Success of Europe’s Clean Air Policies Reveals Full Extent of Arctic Warming

As investors increasingly pull out of coal and shift towards renewable energy, new research shows how the drastic improvement in air quality over the previous decades has also revealed the true extent of the rise of Arctic temperatures since the 1980s.

Researchers from Stockholm University and the Norwegian Meteorological Institute say that their surprising finding highlights an even more urgent need for reducing greenhouse gas emissions.

The study shows how sulfate reductions over Europe between 1980 and 2005 could explain a significant portion of what is known as the “amplified warming” (the poles are warming faster than the rest of the planet) in the Arctic region during that period.

“Thanks to air quality regulations implemented in Europe, part of the masking effect of aerosol particles has been reduced, revealing the true warming of the Arctic by greenhouse gases,” says Annica Ekman, co-author of the study and professor at the Bolin Center for Climate Research at Stockholm University.

Strict Regulations

Human activities, such as industrial production, transport, power generation, and wood burning emit large amounts of tiny pollutant particles into the atmosphere, including soot and sulfate.

High airborne amounts of polluting particles, also known as aerosol particles, still cause about 400.000 premature deaths every year in Europe and can be transported over long distances.

Sulfate emissions – which cause acid rain, peaked in the 1980s in Europe and North America – which led to the implementation of strict regulations to reduce them.

The new study published in Nature Geoscience now shows that these policies have had a profound effect on the Arctic.

Cooling effect

Soot particles absorb solar radiation and warm the climate, in a similar way as greenhouse gases, such as carbon dioxide, do.

Sulfate particles, on the other hand, reflect solar radiation and act as seeds for cloud droplet formation, cooling the climate as a result.”
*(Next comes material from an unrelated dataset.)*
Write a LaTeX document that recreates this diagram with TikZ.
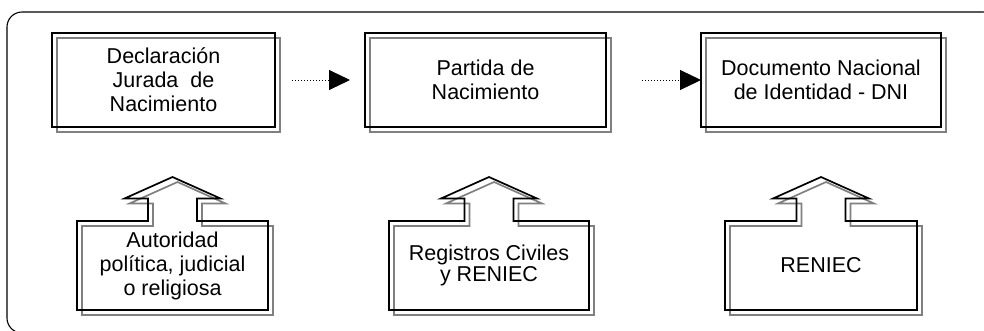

“The overall effect of aerosol particles of human origin on climate has been a cooling one during the last century, which has partially masked the warming caused by the increase in greenhouse gas emissions,” says Juan Acosta Navarro, a PhD student at the Bolin Center for Climate Research at Stockholm University, and co-author of the study.

Crowdsourcing Air Quality Monitoring

Despite the success of Europe’s clean air policies, a lot of work remains to be done. Start-ups around Europe are getting increasingly creative in finding new ways to measure air quality – and making the data easily available to consumers, businesses and policy makers.

A start-up supported by Climate-KIC, Plume Labs, has created a smartphone app that provides personalised air quality forecasts. If you’re in the UK, you may have heard about their Pigeon Air Patrol in the Evening Standard, the Guardian and BBC News this week.

Beyond their Pigeon campaign – the start-up has equipped pigeons with air quality sensors – Plume Labs is looking for Londoners who want to wear their own sensors and create “the first human-powered air pollution monitoring network.”

The scientists, meanwhile, expect further warming in the Arctic as levels of greenhouse gases continue to increase, and levels of aerosol particle emissions decrease while initiatives like the Pigeon Air Patrol keep combating air pollution.